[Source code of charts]

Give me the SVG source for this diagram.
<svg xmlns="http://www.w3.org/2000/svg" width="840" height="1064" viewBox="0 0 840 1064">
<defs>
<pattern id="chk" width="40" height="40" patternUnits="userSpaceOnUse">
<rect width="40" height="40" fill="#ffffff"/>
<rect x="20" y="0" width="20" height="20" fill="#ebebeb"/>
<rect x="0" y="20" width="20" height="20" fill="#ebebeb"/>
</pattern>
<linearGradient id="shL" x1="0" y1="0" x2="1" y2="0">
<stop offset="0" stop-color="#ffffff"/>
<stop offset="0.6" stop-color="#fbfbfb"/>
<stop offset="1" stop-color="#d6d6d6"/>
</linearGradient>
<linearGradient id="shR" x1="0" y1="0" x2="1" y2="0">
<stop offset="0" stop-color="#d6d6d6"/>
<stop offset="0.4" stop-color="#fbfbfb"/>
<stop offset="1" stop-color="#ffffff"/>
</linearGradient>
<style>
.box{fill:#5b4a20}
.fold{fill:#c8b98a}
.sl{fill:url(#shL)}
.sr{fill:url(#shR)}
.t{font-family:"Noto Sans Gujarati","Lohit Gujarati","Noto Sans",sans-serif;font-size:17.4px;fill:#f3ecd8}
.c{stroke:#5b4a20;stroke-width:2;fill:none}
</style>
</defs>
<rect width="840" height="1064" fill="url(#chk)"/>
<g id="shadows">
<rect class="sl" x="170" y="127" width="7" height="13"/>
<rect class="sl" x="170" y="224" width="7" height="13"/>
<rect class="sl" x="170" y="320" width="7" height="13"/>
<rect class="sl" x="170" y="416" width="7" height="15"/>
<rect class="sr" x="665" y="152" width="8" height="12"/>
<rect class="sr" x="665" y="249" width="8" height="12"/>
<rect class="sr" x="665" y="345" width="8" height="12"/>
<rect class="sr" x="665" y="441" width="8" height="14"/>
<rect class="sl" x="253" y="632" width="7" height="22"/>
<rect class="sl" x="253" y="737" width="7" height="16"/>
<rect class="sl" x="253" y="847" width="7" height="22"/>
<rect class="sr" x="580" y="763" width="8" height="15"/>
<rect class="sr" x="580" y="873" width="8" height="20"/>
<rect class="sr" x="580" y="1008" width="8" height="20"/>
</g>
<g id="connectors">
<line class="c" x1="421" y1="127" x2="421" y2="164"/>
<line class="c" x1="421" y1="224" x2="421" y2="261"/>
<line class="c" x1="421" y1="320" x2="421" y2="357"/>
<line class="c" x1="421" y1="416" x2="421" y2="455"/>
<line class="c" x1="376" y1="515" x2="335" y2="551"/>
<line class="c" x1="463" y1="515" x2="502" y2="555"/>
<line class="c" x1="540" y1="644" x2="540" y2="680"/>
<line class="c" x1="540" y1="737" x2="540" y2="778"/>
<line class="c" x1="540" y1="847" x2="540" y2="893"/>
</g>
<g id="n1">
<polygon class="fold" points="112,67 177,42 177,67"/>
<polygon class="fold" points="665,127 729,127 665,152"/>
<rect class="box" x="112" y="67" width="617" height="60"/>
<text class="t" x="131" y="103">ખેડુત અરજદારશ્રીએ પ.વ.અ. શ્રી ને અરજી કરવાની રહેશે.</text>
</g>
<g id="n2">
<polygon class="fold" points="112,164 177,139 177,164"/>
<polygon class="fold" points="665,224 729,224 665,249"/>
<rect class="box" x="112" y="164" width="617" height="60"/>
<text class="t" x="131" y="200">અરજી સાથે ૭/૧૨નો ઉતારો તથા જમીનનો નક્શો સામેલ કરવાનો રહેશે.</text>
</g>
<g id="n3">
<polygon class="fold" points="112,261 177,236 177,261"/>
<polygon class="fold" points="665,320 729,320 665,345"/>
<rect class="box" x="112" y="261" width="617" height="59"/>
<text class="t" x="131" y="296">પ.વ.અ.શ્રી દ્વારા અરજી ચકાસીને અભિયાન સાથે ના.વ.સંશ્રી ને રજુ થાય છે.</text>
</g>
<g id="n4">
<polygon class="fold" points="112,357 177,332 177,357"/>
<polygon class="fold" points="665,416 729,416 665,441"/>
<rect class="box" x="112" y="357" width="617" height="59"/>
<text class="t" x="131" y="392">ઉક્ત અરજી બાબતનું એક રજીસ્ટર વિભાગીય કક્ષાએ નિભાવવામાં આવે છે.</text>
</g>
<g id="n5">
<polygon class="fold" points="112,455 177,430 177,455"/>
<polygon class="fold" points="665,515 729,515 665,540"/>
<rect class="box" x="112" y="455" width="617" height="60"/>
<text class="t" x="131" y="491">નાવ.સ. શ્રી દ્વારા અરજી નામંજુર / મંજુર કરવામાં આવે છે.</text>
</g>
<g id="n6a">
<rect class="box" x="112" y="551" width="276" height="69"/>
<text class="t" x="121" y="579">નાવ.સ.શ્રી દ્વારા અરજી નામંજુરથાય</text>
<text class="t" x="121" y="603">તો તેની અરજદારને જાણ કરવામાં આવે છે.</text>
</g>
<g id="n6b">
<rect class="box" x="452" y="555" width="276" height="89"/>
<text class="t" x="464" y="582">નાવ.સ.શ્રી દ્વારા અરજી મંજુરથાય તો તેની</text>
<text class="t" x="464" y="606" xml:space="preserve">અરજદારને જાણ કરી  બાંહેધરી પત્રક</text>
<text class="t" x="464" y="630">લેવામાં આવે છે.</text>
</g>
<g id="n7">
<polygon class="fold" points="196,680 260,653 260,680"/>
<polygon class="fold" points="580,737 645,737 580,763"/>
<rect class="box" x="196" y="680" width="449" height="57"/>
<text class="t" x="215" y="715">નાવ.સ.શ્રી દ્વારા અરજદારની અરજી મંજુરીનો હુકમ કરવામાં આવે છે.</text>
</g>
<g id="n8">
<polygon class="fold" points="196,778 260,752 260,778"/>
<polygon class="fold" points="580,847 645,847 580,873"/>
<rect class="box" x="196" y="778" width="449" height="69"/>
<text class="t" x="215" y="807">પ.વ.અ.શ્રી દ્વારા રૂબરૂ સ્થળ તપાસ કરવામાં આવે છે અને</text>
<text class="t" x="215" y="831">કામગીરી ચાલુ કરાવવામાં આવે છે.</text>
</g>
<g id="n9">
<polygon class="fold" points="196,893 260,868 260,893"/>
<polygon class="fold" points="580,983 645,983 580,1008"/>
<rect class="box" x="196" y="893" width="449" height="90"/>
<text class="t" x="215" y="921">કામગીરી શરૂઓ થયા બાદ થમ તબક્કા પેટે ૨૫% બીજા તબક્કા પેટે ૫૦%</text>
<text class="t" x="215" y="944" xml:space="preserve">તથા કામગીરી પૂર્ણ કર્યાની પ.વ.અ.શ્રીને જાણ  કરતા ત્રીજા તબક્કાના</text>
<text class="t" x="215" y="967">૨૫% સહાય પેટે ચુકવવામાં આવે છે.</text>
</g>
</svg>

--

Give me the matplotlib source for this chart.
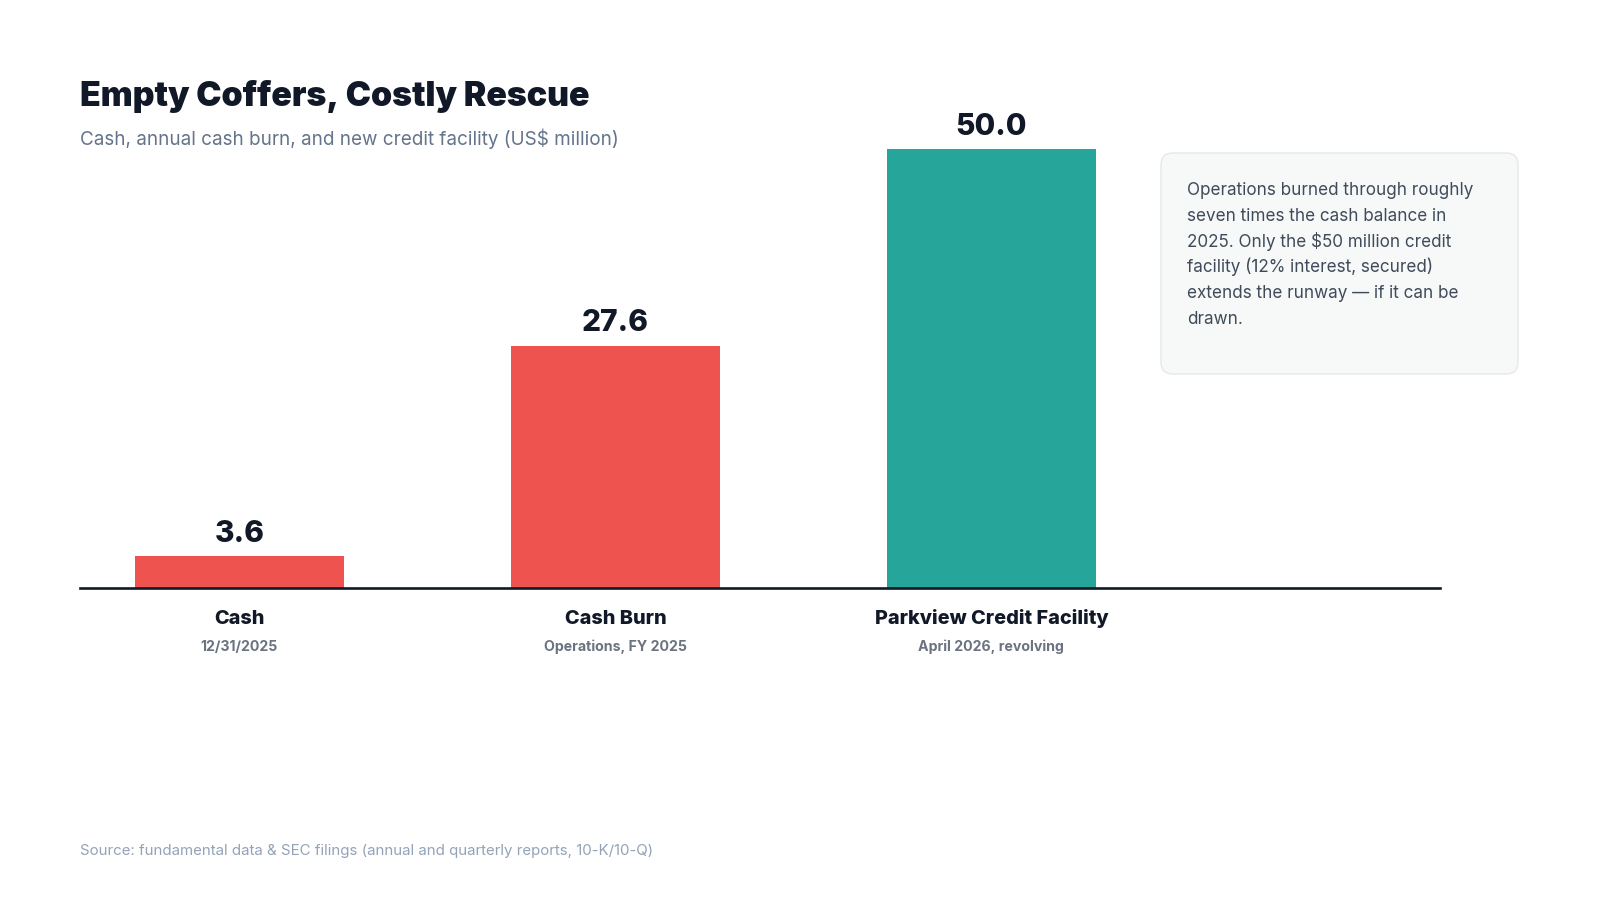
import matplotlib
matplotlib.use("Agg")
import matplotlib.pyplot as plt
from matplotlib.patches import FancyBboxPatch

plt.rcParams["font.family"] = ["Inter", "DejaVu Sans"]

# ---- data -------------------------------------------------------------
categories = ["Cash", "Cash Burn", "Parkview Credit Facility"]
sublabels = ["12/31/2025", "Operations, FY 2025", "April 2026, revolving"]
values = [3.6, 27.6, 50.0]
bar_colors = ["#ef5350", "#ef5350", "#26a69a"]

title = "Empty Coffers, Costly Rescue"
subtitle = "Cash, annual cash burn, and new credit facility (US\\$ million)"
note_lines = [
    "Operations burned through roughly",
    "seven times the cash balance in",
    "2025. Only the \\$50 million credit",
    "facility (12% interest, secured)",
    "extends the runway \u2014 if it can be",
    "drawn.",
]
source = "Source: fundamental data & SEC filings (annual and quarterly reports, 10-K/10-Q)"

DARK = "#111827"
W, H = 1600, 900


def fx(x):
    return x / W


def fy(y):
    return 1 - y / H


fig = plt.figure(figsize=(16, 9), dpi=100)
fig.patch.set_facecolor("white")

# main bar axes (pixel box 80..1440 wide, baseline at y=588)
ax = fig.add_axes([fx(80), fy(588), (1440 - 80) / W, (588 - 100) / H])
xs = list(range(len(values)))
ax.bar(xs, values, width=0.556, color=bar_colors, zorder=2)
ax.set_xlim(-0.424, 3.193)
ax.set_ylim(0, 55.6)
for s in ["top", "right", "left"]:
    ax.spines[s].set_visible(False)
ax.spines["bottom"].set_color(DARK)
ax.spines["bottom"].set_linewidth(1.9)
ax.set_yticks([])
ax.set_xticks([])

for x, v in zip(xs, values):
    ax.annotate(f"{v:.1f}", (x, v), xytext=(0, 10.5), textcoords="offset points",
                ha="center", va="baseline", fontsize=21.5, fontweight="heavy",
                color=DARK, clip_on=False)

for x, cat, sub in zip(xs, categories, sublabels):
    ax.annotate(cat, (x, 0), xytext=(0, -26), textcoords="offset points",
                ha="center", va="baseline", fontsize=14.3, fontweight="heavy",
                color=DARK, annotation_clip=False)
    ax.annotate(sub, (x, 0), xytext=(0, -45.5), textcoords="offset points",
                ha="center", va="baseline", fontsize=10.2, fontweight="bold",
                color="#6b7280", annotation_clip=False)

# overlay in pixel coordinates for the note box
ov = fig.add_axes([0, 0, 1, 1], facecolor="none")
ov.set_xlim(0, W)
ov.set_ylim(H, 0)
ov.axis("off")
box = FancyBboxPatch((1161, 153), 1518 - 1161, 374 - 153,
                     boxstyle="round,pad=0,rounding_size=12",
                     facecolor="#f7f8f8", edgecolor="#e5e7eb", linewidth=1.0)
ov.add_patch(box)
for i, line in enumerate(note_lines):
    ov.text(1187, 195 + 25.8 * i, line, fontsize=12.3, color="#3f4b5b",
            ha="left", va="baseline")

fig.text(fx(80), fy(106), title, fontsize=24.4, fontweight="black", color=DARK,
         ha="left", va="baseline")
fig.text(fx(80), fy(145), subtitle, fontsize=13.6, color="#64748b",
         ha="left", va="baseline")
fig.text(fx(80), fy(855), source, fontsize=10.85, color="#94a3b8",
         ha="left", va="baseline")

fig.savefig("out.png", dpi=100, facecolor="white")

● Task to carry out
Which lines hold the word "Give"? Show each one.

● Response to this exercise
Give me the SVG source for this diagram.
Give me the matplotlib source for this chart.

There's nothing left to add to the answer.